Malam itu, di arena Perserikatan Bangsa-Bangsa (PBB), dunia kembali disuguhi pertunjukan pidato dua tokoh besar dengan gaya dan aura yang sangat berbeda. Donald Trump, mantan Presiden Amerika Serikat, tampil dengan ciri khas yang telah membekas di benak banyak orang: fasih, berani, dan tanpa mau kompromi. Di sisi lain, Prabowo Subianto, Menteri Pertahanan Indonesia, menunjukkan sisi lain dari kepemimpinan yang memikat dengan pidato yang elegan, tenang, dan penuh keyakinan.
Kedua pemimpin tersebut bukan sekadar berbicara, tapi juga memperlihatkan bagaimana retorika dan cara penyampaian mampu menggetarkan suasana bahkan di panggung dunia internasional. Mari kita selami lebih dalam bagaimana gaya dan pesan mereka membentuk nuansa yang sangat kontras namun sama-sama menarik untuk diresapi.
Trump: Heavy Metal di Panggung PBB
Donald Trump ibarat band heavy metal yang mengobrak-abrik suasana. Gaya bicaranya keras, penuh energi, provokatif, dan seakan menantang siapa saja yang berani melawan. Ia datang dengan nada sarkastis, tajam, dan tidak segan memberi peringatan atau bahkan ancaman. Baginya, pidato adalah alat untuk memproyeksikan kekuatan dan dominasi.
Dalam pidatonya di PBB, Trump menyentil berbagai isu global dengan bahasa yang lugas dan tegas. Tidak ada kata-kata bertele-tele, tidak ada basa-basi, hanya pernyataan yang menyengat dan berani. Meski terdengar “berisik” dan mungkin menimbulkan kontroversi, gaya ini efektif menyampaikan pesan yang jelas dan langsung ke inti persoalan.

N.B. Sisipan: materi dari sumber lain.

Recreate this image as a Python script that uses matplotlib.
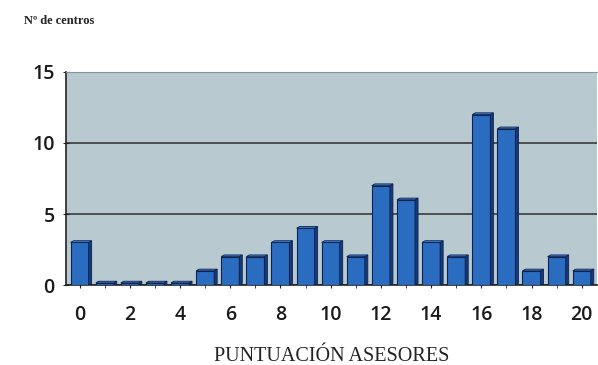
import numpy as np
import matplotlib
matplotlib.use("Agg")
import matplotlib.pyplot as plt
from matplotlib.patches import Polygon

# puntuacion asesores vs numero de centros
scores = list(range(21))
centros = [3, 0.15, 0.15, 0.15, 0.15, 1, 2, 2, 3, 4, 3, 2, 7, 6, 3, 2, 12, 11, 1, 2, 1]
yticks = [0, 5, 10, 15]
xticks = list(range(0, 21, 2))

fig = plt.figure(figsize=(5.98, 3.65), dpi=100)
ax = fig.add_axes([0.110, 0.219, 0.888, 0.584])
ax.set_facecolor("#b9c9d0")

w = 0.72
depth = 0.12
ax.bar(scores, centros, width=w, color="#2a6cc0", edgecolor="#0c2250", linewidth=0.8, zorder=3)
# fake 3d side + cap
for x, v in zip(scores, centros):
    side = Polygon([(x + w/2, 0), (x + w/2 + depth, 0.12), (x + w/2 + depth, v + 0.12), (x + w/2, v)],
                   closed=True, facecolor="#143a7a", edgecolor="#0c2250", linewidth=0.6, zorder=3)
    cap = Polygon([(x - w/2, v), (x + w/2, v), (x + w/2 + depth, v + 0.12), (x - w/2 + depth, v + 0.12)],
                  closed=True, facecolor="#3f7fcf", edgecolor="#0c2250", linewidth=0.6, zorder=3)
    ax.add_patch(side)
    ax.add_patch(cap)

ax.set_xlim(-0.55, 20.6)
ax.set_ylim(0, 15)
ax.set_yticks(yticks)
ax.set_xticks(scores, minor=True)
ax.set_xticks(xticks)
ax.tick_params(axis="x", which="both", length=4, direction="inout", color="#222222")
ax.tick_params(axis="y", length=4, direction="inout", color="#222222")
ax.tick_params(labelsize=14, labelcolor="#1a1a1a")
ax.tick_params(axis="x", pad=12)
ax.tick_params(axis="y", pad=6)
for lab in ax.get_xticklabels() + ax.get_yticklabels():
    lab.set_family("Open Sans")
    lab.set_fontweight("semibold")

ax.yaxis.grid(True, color="#3a3a3a", linewidth=1.2, zorder=1)
ax.set_axisbelow(True)
for s in ["left", "bottom"]:
    ax.spines[s].set_color("#222222")
    ax.spines[s].set_linewidth(1.2)
ax.spines["top"].set_color("#8a9599")
ax.spines["right"].set_visible(False)

ax.set_xlabel("PUNTUACIÓN ASESORES", family="Liberation Serif", fontsize=14.5,
              color="#222222", labelpad=16)
fig.text(0.040, 0.935, "Nº de centros", family="Liberation Serif", fontsize=9,
         fontweight="bold", color="#222222")

fig.savefig("out.png", dpi=100)
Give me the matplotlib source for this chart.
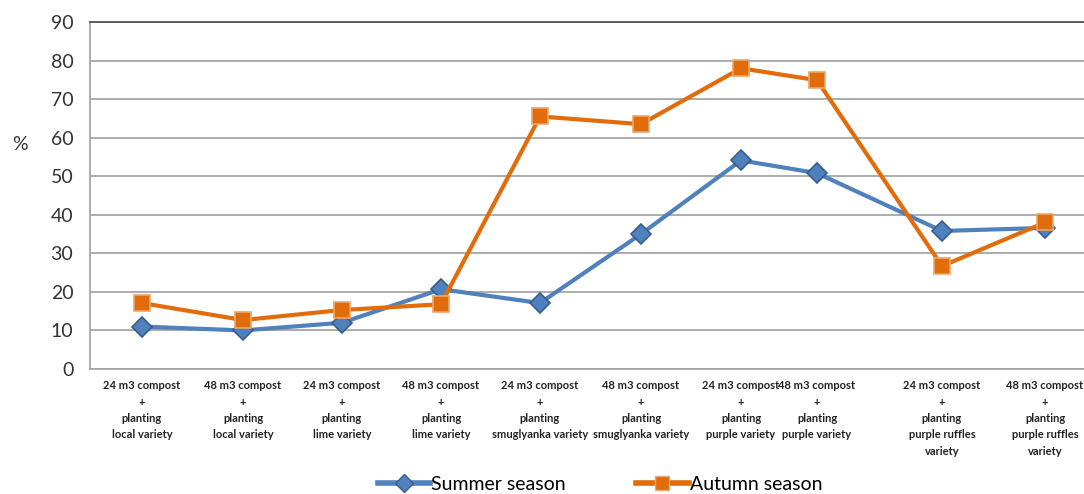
import matplotlib
matplotlib.use("Agg")
import matplotlib.pyplot as plt
from matplotlib.lines import Line2D

categories = [
    "24 m3 compost\n+\nplanting\nlocal variety",
    "48 m3 compost\n+\nplanting\nlocal variety",
    "24 m3 compost\n+\nplanting\nlime variety",
    "48 m3 compost\n+\nplanting\nlime variety",
    "24 m3 compost\n+\nplanting\nsmuglyanka variety",
    "48 m3 compost\n+\nplanting\nsmuglyanka variety",
    "24 m3 compost\n+\nplanting\npurple variety",
    "48 m3 compost\n+\nplanting\npurple variety",
    "24 m3 compost\n+\nplanting\npurple ruffles\nvariety",
    "48 m3 compost\n+\nplanting\npurple ruffles\nvariety",
]
summer = [11, 10, 12, 20.7, 17.1, 35, 54.1, 50.8, 35.8, 36.6]
autumn = [17.1, 12.7, 15.3, 16.8, 65.5, 63.5, 78, 74.9, 26.7, 38]
yticks = [0, 10, 20, 30, 40, 50, 60, 70, 80, 90]

# layout: category positions along the axis (non-uniform as in original)
xpos = [0.52, 1.53, 2.52, 3.51, 4.50, 5.51, 6.51, 7.27, 8.52, 9.55]

fam = ["Lato", "DejaVu Sans"]

fig = plt.figure(figsize=(10.84, 4.94), dpi=100)
ax = fig.add_axes([90/1084, 1-369/494, 994/1084, 347/494])

blue = "#4f81bd"
orange = "#e36c0a"
ax.plot(xpos, summer, color=blue, lw=3, marker="D", ms=10,
        mfc=blue, mec="#385d8a", mew=1.2, zorder=3)
ax.plot(xpos, autumn, color=orange, lw=3, marker="s", ms=11,
        mfc=orange, mec="#e8a870", mew=1.2, zorder=4)

ax.set_xlim(0, 9.94)
ax.set_ylim(0, 90)
ax.set_yticks(yticks)
ax.set_yticklabels([str(v) for v in yticks], fontsize=14, family=fam, color="#333333")
ax.set_xticks(xpos)
ax.set_xticklabels(categories, fontsize=8, family=fam, fontweight="bold",
                   linespacing=1.6, va="top", color="#222222")
ax.tick_params(axis="x", length=0, pad=8)
ax.tick_params(axis="y", length=0, pad=12)
ax.grid(axis="y", color="#a6a6a6", lw=1.3)
ax.set_axisbelow(True)
ax.spines["right"].set_visible(False)
ax.spines["top"].set_color("#555555")
ax.spines["top"].set_linewidth(1.3)
ax.spines["left"].set_color("#a6a6a6")
ax.spines["left"].set_linewidth(1.3)
ax.spines["bottom"].set_color("#a6a6a6")
ax.spines["bottom"].set_linewidth(1.3)

fig.text(20/1084, 1-145/494, "%", fontsize=14, family=fam, ha="center", va="center", color="#333333")

handles = [
    Line2D([0], [0], color=blue, lw=4, marker="D", ms=9, mfc=blue, mec="#385d8a"),
    Line2D([0], [0], color=orange, lw=4, marker="s", ms=10, mfc=orange, mec="#e8a870"),
]
fig.legend(handles, ["Summer season", "Autumn season"], loc="center",
           bbox_to_anchor=(600/1084, 1-484/494), ncol=2, frameon=False,
           prop={"family": fam, "size": 14}, handlelength=2.7,
           handletextpad=0.05, columnspacing=3.6)

fig.savefig("out.png", dpi=100)
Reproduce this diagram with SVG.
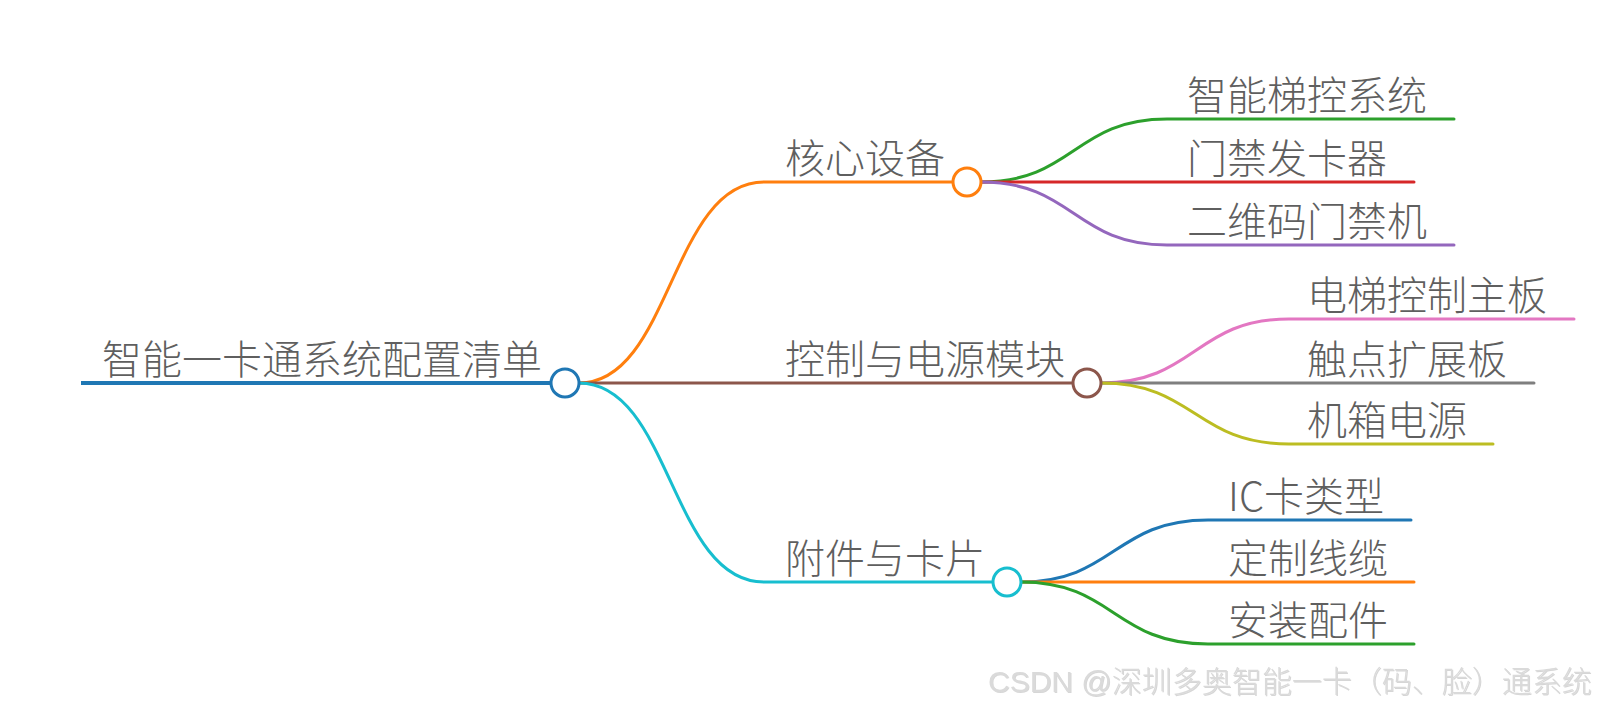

Salah satu kekuatan Trump adalah kemampuannya menggaet perhatian dengan dramatisasi dan ketegasan yang mencengkeram. Ia tahu betul bagaimana membuat khalayak tidak bisa beranjak dari kursinya, bahkan jika mereka tidak sepakat dengan apa yang ia sampaikan. Ini memang teknik yang sudah ia asah sejak lama, salah satu alasan mengapa ia menjadi figur yang polarizing namun sulit diabaikan.
Namun, gaya ini juga memiliki risiko. Nada agresif dan cenderung memecah bisa membuat lawan dan bahkan sekutu merasa terancam atau tersinggung. Di panggung global yang sangat bergantung pada diplomasi dan kerja sama, keberanian dan ketegasan Trump seperti pisau bermata dua — mampu membangun dominasi tetapi juga memicu konflik.
Prabowo: Simfoni Damai yang Menyentuh Hati
Di ujung lain panggung, Prabowo Subianto muncul dengan aura yang jauh berbeda. Gaya bicaranya halus, terstruktur, dan dipenuhi dengan semangat untuk membangun perdamaian serta kerja sama. Suaranya tenang namun memancarkan power tersendiri. Ia tidak perlu berteriak atau meneror untuk membuat pesan tersampaikan dengan kuat.
Pidato Prabowo di PBB lebih seperti simfoni damai yang menyentuh hati. Ia menekankan pentingnya dialog, penghormatan terhadap kedaulatan negara, serta perlunya kerja sama antar bangsa untuk menghadapi tantangan global seperti perubahan iklim, terorisme, dan ketidakadilan. Pendekatannya lebih humanis dan mengandung optimismme yang konstruktif.
Keberhasilan Prabowo bukan hanya soal penggunaan bahasa Inggrisnya yang fasih, tetapi juga bagaimana ia bisa meramu kata-kata menjadi kalimat yang menggerakkan emosi serta pikiran. Dalam dunia diplomasi, pesan yang dapat menyentuh nurani seringkali lebih efektif daripada yang penuh ancaman dan intimidasi.
Lebih dari itu, Prabowo juga menunjukkan bagaimana seorang pemimpin Indonesia berani tampil di panggung dunia dengan wajah dan suara yang berwibawa, memperkuat posisi negara sebagai pemain serius di kancah internasional. Ini menjadi sebuah pencapaian tersendiri yang patut diapresiasi, mengingat kompleksitas politik global yang penuh tantangan.